As one of the nation’s leading market-design economists, Alvin E. Roth has helped plan systems that place medical residents in hospitals, children in public schools, and kidneys in sick patients.
In recent years, the Harvard professor has helped a number of cutting-edge young economists land jobs at Stanford University, and now he’ll be joining them there this fall.
“The chance to be a colleague with my former students seemed like a lot of fun,” says Mr. Roth, a professor of economics and business administration at Harvard.
Mr. Roth, who is 60, will also be joined by two Harvard colleagues who decided to switch coasts after he did. Susan C. Athey, another top expert in market design who serves as Microsoft’s chief economist, and her husband, Guido W. Imbens, a noted econometrician, have accepted jobs at Stanford’s graduate business school, which works closely with the economics department.
“Stanford is building in areas that I’m interested in. They’re a real center of market design and experimental economics, which will also be exciting,” says Mr. Roth.
He and his colleagues have used the mathematical tools of game theory to design markets for the optimal placement of medical residents and schoolchildren, among others.
“He’s been remarkably successful in bridging between topics of interest to academic economists and problems that have practical, real-world applications,” says the chairman of Stanford’s economics department, Jonathan D. Levin.
In addition, “he has a sensational record at Harvard of working with postdocs and producing new Ph.D.'s.”

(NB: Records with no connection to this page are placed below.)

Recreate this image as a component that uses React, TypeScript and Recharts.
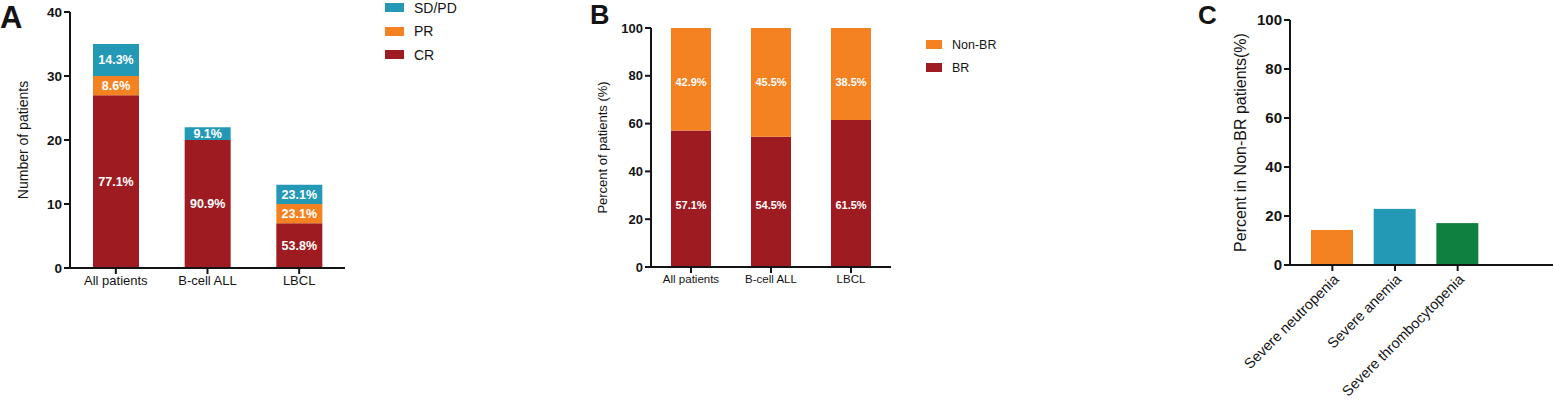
import { BarChart, Bar, XAxis, YAxis, Legend, LabelList } from 'recharts';

// Panel A: response by group (counts)
const GROUPS = ['All patients', 'B-cell ALL', 'LBCL'];
const CR_COUNTS = [27, 20, 7];
const PR_COUNTS = [3, 0, 3];
const SDPD_COUNTS = [5, 2, 3];
const COUNT_TICKS = [0, 10, 20, 30, 40];

// Panel B: BR vs Non-BR (%)
const BR_PCT = [57.1, 54.5, 61.5];
const NON_BR_PCT = [42.9, 45.5, 38.5];
const PCT_TICKS = [0, 20, 40, 60, 80, 100];

// Panel C: cytopenias in Non-BR patients (%)
const TOXICITIES = ['Severe neutropenia', 'Severe anemia', 'Severe thrombocytopenia'];
const TOXICITY_PCT = [14.3, 22.9, 17.1];

const RED = '#9d1b21';
const ORANGE = '#f58220';
const TEAL = '#2399b5';
const GREEN = '#0f803f';
const INK = '#141414';
const FONT = "Arial, 'Liberation Sans', sans-serif";

const TOX_COLORS = [ORANGE, TEAL, GREEN];

const pctLabel = (v: number, total: number) => (v ? `${((v / total) * 100).toFixed(1)}%` : '');

const responseData = GROUPS.map((group, i) => {
  const total = CR_COUNTS[i] + PR_COUNTS[i] + SDPD_COUNTS[i];
  return {
    group,
    CR: CR_COUNTS[i],
    PR: PR_COUNTS[i],
    SDPD: SDPD_COUNTS[i],
    crLabel: pctLabel(CR_COUNTS[i], total),
    prLabel: pctLabel(PR_COUNTS[i], total),
    sdLabel: pctLabel(SDPD_COUNTS[i], total),
  };
});

const brData = GROUPS.map((group, i) => ({ group, BR: BR_PCT[i], NonBR: NON_BR_PCT[i] }));

const toxData = TOXICITIES.map((name, i) => ({ name, value: TOXICITY_PCT[i], color: TOX_COLORS[i] }));

const axisLine = { stroke: INK, strokeWidth: 2 };

type LegendItem = { name: string; color: string };

function SwatchLegend({ items, rowH, sw, fontSize }: { items: LegendItem[]; rowH: number; sw: number; fontSize: number }) {
  return (
    <div style={{ fontFamily: FONT }}>
      {items.map((it) => (
        <div key={it.name} style={{ display: 'flex', alignItems: 'center', height: rowH }}>
          <span style={{ display: 'inline-block', width: sw, height: 9, background: it.color, marginRight: 10 }} />
          <span style={{ fontSize, color: INK }}>{it.name}</span>
        </div>
      ))}
    </div>
  );
}

const panelLetter = (letter: string, left: number, size: number) => (
  <div
    style={{
      position: 'absolute',
      left,
      top: 0,
      fontSize: size,
      fontWeight: 700,
      lineHeight: `${size + 4}px`,
      color: INK,
    }}
  >
    {letter}
  </div>
);

export default function App() {
  return (
    <div
      style={{
        position: 'absolute',
        left: 0,
        top: 0,
        width: 1553,
        height: 405,
        background: '#fff',
        fontFamily: FONT,
        overflow: 'hidden',
      }}
    >
      {panelLetter('A', 0, 31)}
      {panelLetter('B', 590, 27)}
      {panelLetter('C', 1198, 26)}

      <div style={{ position: 'absolute', left: 0, top: 0 }}>
        <BarChart width={480} height={300} data={responseData} margin={{ top: 12, right: 135, bottom: 2, left: 0 }}>
          <XAxis
            dataKey="group"
            height={30}
            axisLine={axisLine}
            tickLine={axisLine}
            tickSize={6}
            tick={{ fill: INK, fontSize: 13 }}
          />
          <YAxis
            width={70}
            domain={[0, 40]}
            ticks={COUNT_TICKS}
            axisLine={axisLine}
            tickLine={axisLine}
            tickSize={6}
            tick={{ fill: INK, fontSize: 13.5, fontWeight: 700 }}
            label={{ value: 'Number of patients', angle: -90, position: 'center', dx: -12, fill: INK, fontSize: 14 }}
          />
          <Legend
            layout="vertical"
            align="center"
            verticalAlign="middle"
            wrapperStyle={{ left: 385, top: -4, width: 100 }}
            content={() => (
              <SwatchLegend
                items={[
                  { name: 'SD/PD', color: TEAL },
                  { name: 'PR', color: ORANGE },
                  { name: 'CR', color: RED },
                ]}
                rowH={23.5}
                sw={19}
                fontSize={14}
              />
            )}
          />
          <Bar dataKey="CR" stackId="a" fill={RED} barSize={46} isAnimationActive={false}>
            <LabelList dataKey="crLabel" position="center" fill="#fff" fontSize={12.5} fontWeight={700} />
          </Bar>
          <Bar dataKey="PR" stackId="a" fill={ORANGE} barSize={46} isAnimationActive={false}>
            <LabelList dataKey="prLabel" position="center" fill="#fff" fontSize={12.5} fontWeight={700} />
          </Bar>
          <Bar dataKey="SDPD" stackId="a" fill={TEAL} barSize={46} isAnimationActive={false}>
            <LabelList dataKey="sdLabel" position="center" fill="#fff" fontSize={12.5} fontWeight={700} />
          </Bar>
        </BarChart>
      </div>

      <div style={{ position: 'absolute', left: 540, top: 0 }}>
        <BarChart width={480} height={300} data={brData} margin={{ top: 28, right: 129, bottom: 3, left: 0 }}>
          <XAxis
            dataKey="group"
            height={30}
            axisLine={axisLine}
            tickLine={axisLine}
            tickSize={6}
            tick={{ fill: INK, fontSize: 11.5 }}
          />
          <YAxis
            width={111}
            domain={[0, 100]}
            ticks={PCT_TICKS}
            axisLine={axisLine}
            tickLine={axisLine}
            tickSize={6}
            tick={{ fill: INK, fontSize: 13, fontWeight: 700 }}
            label={{ value: 'Percent of patients (%)', angle: -90, position: 'center', dx: 6.5, fill: INK, fontSize: 13 }}
          />
          <Legend
            layout="vertical"
            align="center"
            verticalAlign="middle"
            wrapperStyle={{ left: 386, top: 33, width: 100 }}
            content={() => (
              <SwatchLegend
                items={[
                  { name: 'Non-BR', color: ORANGE },
                  { name: 'BR', color: RED },
                ]}
                rowH={23}
                sw={16}
                fontSize={12.5}
              />
            )}
          />
          <Bar dataKey="BR" stackId="b" fill={RED} barSize={40} isAnimationActive={false}>
            <LabelList
              dataKey="BR"
              position="insideBottom"
              offset={58}
              fill="#fff"
              fontSize={11}
              fontWeight={700}
              formatter={(v: number) => `${v.toFixed(1)}%`}
            />
          </Bar>
          <Bar dataKey="NonBR" stackId="b" fill={ORANGE} barSize={40} isAnimationActive={false}>
            <LabelList
              dataKey="NonBR"
              position="insideTop"
              offset={50}
              fill="#fff"
              fontSize={11}
              fontWeight={700}
              formatter={(v: number) => `${v.toFixed(1)}%`}
            />
          </Bar>
        </BarChart>
      </div>

      <div style={{ position: 'absolute', left: 1160, top: 0 }}>
        <BarChart width={393} height={405} data={toxData} margin={{ top: 20, right: 0, bottom: 0, left: 0 }}>
          <XAxis
            dataKey="name"
            height={140}
            interval={0}
            padding={{ left: 11, right: 64 }}
            axisLine={axisLine}
            tickLine={axisLine}
            tickSize={6}
            angle={-45}
            textAnchor="end"
            tick={{ fill: INK, fontSize: 14.5, dy: 0 }}
          />
          <YAxis
            width={130}
            domain={[0, 100]}
            ticks={PCT_TICKS}
            axisLine={axisLine}
            tickLine={axisLine}
            tickSize={6}
            tick={{ fill: INK, fontSize: 15, fontWeight: 700 }}
            label={{ value: 'Percent in Non-BR patients(%)', angle: -90, position: 'center', dx: 15, fill: INK, fontSize: 16 }}
          />
          <Bar
            dataKey="value"
            barSize={42}
            isAnimationActive={false}
            shape={(p: any) => <rect x={p.x} y={p.y} width={p.width} height={p.height} fill={p.payload.color} />}
          />
        </BarChart>
      </div>
    </div>
  );
}
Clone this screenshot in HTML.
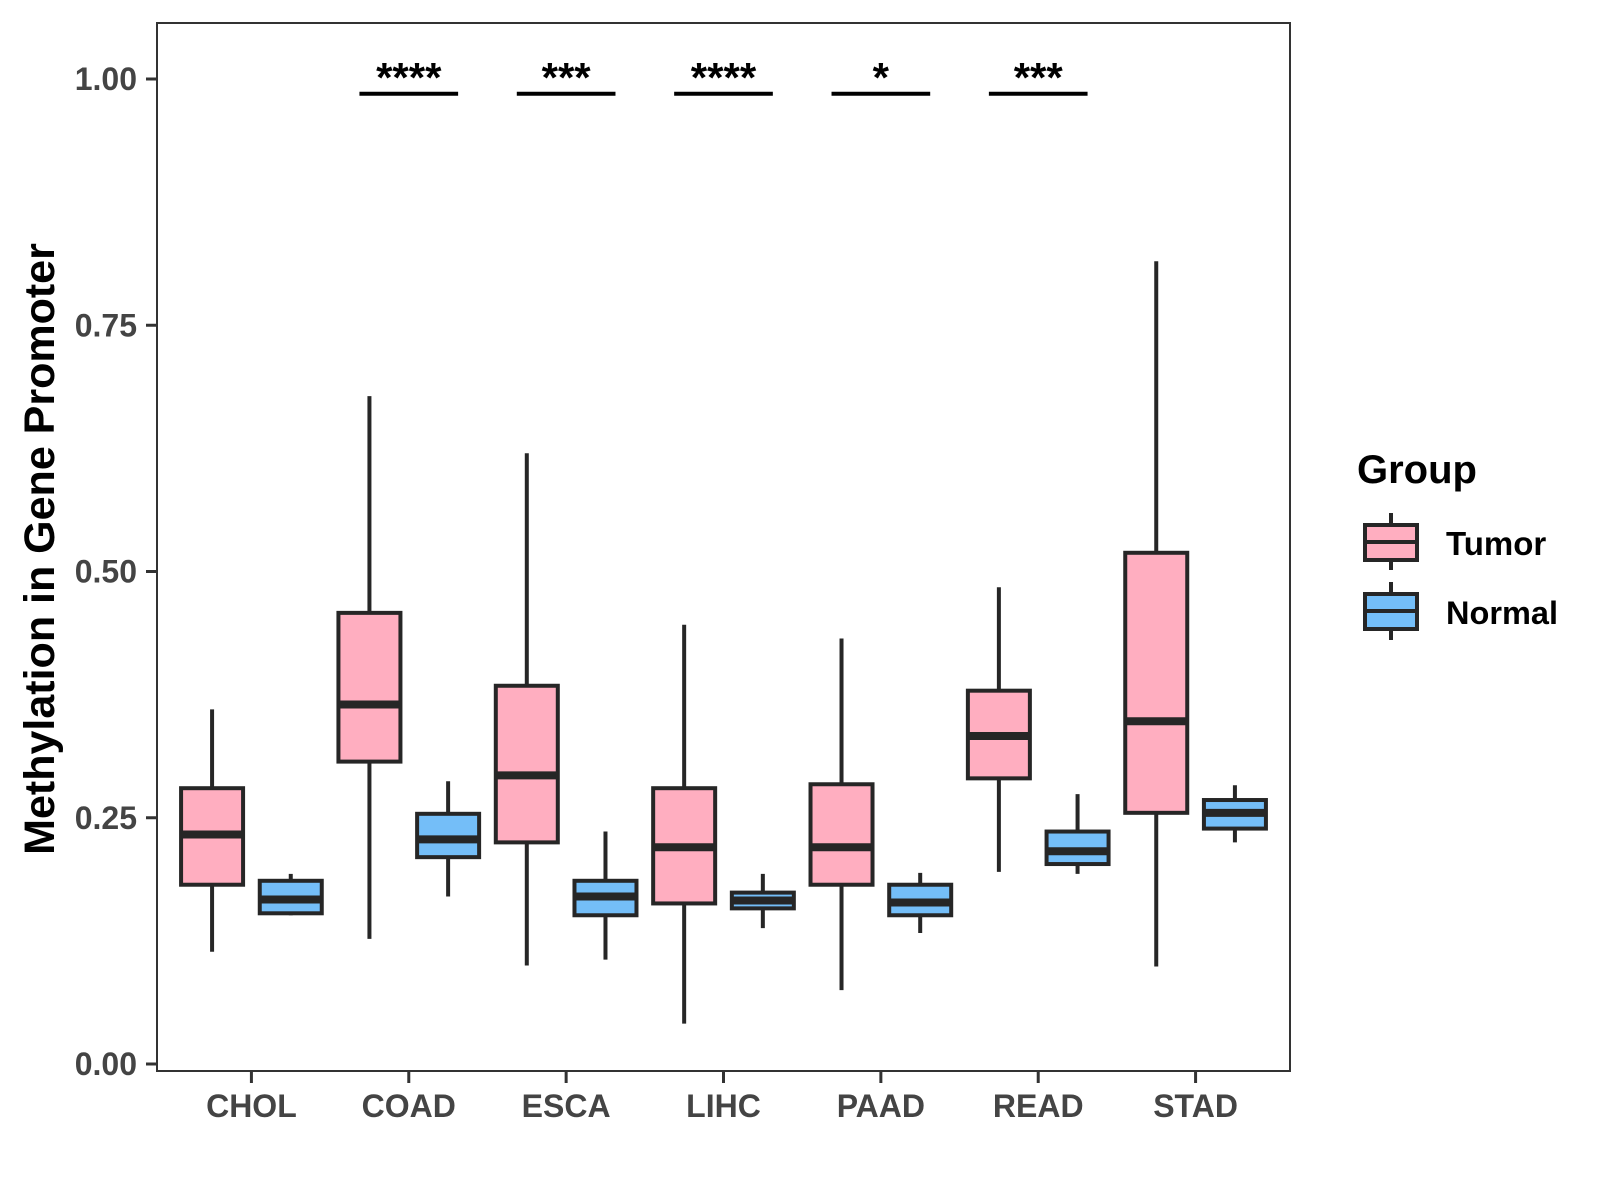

Mr. Roth received his doctorate in operations research from Stanford in 1974 and has taught at Harvard since 1998.
The field of market design got its start when Mr. Roth was tapped to help revamp the National Resident Matching Program, a service that each year places nearly 25,000 new physicians in teaching hospitals where they receive supervised training.
The system had been plagued with problems, including employment contracts that were signed before the formal matches took place and married couples who couldn’t find placements near each other.
By changing the mathematical algorithms used in the matching process, Mr. Roth and his colleagues created a process that discouraged participants from gaming the system and gave married couples more bargaining power to find jobs together.
Since then, he has helped design a centralized system for placing students in New York City public high schools, where the choices are immense. He has helped redesign Boston’s school-choice system.
He has also applied a similar algorithm to help set up a registry and matching program that pair compatible kidney donors and recipients.
Among the former students who helped persuade him to move West was Muriel Niederle, an associate professor of economics at Stanford who completed her Ph.D. under his guidance at Harvard in 2002.
“I think my role was not only in persuading Al, but also in persuading my colleagues that it was worth the effort to make an offer,” she says. “No one had the remotest doubts about his qualities, but many worried that he would not be movable. Harvard is not used to losing people.”
Mr. Roth said it took him a year and a half to decide to leave Harvard. “Stanford basically set out to match my Harvard conditions, which they did.”
His other former students at Stanford include Fuhito Kojima, an assistant professor of economics, and Michael Ostrovsky, an associate professor of economics in the school of business.
Mr. Roth has also collaborated closely with Paul R. Milgrom, an internationally known expert in auction design at Stanford.
Asked about speculation by some that Stanford’s latest hires from Harvard threaten the Ivy League institution’s dominance in the economic rankings, Mr. Levin demurred. “Harvard has an incredible department and all-star faculty. We win some and we lose some with them, and we were just incredibly lucky this time.”